§ **Stated task**:
Pick out each line containing the string "this" and copy it.

§ **Given entries**:
=-=-=
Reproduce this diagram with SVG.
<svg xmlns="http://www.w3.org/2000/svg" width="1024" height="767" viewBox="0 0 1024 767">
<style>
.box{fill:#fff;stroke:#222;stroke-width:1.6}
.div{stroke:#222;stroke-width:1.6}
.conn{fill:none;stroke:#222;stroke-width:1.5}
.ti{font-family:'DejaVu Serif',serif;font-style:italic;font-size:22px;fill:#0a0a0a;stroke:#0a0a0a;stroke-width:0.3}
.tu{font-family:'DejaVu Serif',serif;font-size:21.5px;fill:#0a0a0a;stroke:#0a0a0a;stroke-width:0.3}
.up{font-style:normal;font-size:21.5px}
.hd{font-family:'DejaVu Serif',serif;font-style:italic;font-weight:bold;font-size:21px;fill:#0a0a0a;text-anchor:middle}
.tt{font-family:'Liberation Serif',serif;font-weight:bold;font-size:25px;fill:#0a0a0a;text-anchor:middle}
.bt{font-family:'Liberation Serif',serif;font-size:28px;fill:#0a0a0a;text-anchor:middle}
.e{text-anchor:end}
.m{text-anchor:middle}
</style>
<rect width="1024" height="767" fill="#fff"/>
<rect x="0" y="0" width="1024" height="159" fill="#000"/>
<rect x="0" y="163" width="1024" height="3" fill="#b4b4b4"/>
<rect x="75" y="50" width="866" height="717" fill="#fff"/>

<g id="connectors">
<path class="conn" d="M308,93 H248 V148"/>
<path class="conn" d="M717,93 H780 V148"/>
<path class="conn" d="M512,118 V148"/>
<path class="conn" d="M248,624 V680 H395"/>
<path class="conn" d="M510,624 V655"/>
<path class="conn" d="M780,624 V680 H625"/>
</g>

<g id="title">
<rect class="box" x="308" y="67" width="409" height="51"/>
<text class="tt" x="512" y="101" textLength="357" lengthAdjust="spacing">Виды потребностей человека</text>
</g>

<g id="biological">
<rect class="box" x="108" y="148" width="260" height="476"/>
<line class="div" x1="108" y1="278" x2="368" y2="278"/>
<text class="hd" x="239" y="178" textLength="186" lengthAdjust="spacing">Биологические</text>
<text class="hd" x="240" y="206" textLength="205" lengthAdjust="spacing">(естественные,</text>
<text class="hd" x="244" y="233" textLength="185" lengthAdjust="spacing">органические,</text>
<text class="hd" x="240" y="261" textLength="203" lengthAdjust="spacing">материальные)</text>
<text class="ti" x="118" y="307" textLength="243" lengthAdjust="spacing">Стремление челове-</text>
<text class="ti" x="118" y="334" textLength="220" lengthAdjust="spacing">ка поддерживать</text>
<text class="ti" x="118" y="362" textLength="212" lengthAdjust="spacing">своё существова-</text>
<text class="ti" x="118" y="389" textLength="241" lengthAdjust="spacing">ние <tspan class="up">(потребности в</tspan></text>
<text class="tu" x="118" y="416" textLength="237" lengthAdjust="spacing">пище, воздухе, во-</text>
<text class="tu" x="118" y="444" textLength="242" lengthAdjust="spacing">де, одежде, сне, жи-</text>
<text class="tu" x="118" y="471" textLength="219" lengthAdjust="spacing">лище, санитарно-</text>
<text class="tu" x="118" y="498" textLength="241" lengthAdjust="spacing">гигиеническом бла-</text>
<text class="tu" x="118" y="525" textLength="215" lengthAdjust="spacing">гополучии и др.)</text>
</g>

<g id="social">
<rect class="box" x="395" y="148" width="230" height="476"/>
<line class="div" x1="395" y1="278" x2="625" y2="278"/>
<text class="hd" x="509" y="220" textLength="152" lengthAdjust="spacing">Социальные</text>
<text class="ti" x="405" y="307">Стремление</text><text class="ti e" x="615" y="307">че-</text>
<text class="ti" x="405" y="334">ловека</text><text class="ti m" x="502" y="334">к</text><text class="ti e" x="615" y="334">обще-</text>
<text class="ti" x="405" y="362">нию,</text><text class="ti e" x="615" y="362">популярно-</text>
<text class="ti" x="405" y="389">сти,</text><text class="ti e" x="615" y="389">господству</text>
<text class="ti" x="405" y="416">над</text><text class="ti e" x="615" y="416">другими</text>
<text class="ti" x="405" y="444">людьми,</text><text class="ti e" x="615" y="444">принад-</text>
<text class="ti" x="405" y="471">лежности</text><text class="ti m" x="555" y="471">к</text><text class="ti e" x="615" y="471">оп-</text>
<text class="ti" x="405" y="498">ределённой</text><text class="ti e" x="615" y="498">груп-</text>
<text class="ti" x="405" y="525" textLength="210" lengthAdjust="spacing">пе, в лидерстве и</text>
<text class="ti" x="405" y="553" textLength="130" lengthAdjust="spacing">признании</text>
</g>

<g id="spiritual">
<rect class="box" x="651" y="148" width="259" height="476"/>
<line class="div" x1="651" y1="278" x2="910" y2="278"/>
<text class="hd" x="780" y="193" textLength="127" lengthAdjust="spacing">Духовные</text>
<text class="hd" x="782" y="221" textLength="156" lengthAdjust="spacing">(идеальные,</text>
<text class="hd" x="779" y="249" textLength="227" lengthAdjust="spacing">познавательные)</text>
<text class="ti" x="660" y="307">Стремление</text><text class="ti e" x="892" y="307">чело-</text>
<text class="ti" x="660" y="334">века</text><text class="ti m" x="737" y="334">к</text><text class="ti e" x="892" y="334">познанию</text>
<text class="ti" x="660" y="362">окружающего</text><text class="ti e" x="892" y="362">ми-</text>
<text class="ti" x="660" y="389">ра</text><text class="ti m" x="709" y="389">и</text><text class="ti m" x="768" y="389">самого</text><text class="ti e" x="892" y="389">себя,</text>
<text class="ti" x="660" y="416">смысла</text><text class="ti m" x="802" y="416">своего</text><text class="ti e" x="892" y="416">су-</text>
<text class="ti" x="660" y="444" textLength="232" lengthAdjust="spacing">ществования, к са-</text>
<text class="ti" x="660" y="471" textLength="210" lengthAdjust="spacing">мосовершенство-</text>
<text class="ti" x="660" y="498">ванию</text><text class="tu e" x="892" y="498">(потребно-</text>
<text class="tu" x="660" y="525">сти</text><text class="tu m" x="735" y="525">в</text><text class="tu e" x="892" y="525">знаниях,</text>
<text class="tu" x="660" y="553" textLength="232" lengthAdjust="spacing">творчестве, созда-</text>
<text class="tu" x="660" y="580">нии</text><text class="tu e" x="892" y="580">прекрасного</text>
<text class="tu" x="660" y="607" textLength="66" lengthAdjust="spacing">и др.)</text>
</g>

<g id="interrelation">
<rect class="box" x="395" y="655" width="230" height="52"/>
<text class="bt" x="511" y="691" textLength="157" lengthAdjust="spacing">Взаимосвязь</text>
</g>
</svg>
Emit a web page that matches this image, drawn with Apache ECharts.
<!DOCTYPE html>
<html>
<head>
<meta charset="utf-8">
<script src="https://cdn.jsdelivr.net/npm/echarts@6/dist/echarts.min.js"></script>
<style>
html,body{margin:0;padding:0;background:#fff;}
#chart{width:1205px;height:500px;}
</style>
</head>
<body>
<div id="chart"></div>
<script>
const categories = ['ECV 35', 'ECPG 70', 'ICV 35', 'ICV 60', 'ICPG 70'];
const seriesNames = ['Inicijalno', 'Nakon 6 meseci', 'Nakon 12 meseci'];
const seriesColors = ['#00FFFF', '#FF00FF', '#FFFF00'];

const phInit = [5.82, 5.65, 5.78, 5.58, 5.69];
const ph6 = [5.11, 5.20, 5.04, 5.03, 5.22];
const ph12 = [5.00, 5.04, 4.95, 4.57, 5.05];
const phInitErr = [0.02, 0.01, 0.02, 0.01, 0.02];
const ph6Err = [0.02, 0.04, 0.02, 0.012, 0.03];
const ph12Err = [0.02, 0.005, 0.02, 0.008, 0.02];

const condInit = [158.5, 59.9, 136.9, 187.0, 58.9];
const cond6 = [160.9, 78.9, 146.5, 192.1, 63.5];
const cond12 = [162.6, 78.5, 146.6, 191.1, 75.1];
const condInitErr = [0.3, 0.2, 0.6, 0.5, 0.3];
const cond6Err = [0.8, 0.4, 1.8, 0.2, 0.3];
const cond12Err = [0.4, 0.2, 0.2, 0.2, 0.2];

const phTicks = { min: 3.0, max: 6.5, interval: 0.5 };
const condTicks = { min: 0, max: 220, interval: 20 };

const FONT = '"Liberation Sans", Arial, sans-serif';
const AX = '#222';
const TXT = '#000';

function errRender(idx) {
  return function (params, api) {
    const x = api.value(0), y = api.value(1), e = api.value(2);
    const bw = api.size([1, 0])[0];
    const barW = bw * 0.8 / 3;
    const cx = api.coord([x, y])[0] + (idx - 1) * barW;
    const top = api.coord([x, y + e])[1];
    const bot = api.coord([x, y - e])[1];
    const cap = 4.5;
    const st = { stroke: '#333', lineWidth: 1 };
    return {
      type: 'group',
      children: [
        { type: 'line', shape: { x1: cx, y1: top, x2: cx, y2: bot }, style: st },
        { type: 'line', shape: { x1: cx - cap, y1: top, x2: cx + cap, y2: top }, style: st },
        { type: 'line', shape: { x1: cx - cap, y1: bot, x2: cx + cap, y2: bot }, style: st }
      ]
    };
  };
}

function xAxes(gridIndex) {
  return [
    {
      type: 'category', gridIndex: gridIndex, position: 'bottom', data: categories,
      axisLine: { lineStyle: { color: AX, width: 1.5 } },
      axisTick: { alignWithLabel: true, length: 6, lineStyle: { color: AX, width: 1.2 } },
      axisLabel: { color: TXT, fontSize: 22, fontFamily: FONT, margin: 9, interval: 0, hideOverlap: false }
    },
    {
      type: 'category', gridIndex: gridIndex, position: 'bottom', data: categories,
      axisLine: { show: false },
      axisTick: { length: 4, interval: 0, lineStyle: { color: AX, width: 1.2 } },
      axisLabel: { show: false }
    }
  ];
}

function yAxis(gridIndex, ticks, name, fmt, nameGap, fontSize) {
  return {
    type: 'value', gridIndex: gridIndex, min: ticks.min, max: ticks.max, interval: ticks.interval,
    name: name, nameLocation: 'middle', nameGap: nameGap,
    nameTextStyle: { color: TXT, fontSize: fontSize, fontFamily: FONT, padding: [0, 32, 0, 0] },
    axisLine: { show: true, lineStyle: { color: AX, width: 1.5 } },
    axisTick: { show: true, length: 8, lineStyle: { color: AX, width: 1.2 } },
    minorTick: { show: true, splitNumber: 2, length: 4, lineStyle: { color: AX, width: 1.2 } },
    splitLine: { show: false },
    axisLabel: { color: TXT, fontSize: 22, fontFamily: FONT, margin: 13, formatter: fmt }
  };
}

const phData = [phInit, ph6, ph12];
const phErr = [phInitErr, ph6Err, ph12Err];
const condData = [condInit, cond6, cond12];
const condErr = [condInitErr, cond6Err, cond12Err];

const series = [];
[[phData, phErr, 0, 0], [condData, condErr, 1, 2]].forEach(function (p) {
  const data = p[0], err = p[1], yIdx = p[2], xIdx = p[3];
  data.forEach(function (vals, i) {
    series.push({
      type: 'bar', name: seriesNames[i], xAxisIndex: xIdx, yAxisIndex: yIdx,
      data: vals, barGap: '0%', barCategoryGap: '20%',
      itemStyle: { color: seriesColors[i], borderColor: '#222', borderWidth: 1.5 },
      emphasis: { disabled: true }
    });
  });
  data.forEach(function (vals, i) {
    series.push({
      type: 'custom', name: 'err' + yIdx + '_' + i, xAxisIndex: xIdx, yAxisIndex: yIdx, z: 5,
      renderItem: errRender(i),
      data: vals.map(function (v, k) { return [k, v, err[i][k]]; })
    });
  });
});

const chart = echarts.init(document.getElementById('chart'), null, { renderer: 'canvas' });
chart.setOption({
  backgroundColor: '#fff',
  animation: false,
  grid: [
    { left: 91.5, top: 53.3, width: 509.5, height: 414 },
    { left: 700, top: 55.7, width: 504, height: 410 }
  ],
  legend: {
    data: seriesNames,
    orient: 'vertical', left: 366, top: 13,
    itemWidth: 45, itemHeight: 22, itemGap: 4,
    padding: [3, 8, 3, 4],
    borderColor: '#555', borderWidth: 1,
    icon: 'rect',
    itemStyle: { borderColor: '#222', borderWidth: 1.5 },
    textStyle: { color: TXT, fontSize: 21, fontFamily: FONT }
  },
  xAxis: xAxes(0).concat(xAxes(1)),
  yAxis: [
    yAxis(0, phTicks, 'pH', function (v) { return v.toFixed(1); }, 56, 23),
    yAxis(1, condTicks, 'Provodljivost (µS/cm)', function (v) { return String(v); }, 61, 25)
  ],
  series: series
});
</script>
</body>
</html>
=-=-=
§ **Answer to the task**:
Reproduce this diagram with SVG.
Emit a web page that matches this image, drawn with Apache ECharts.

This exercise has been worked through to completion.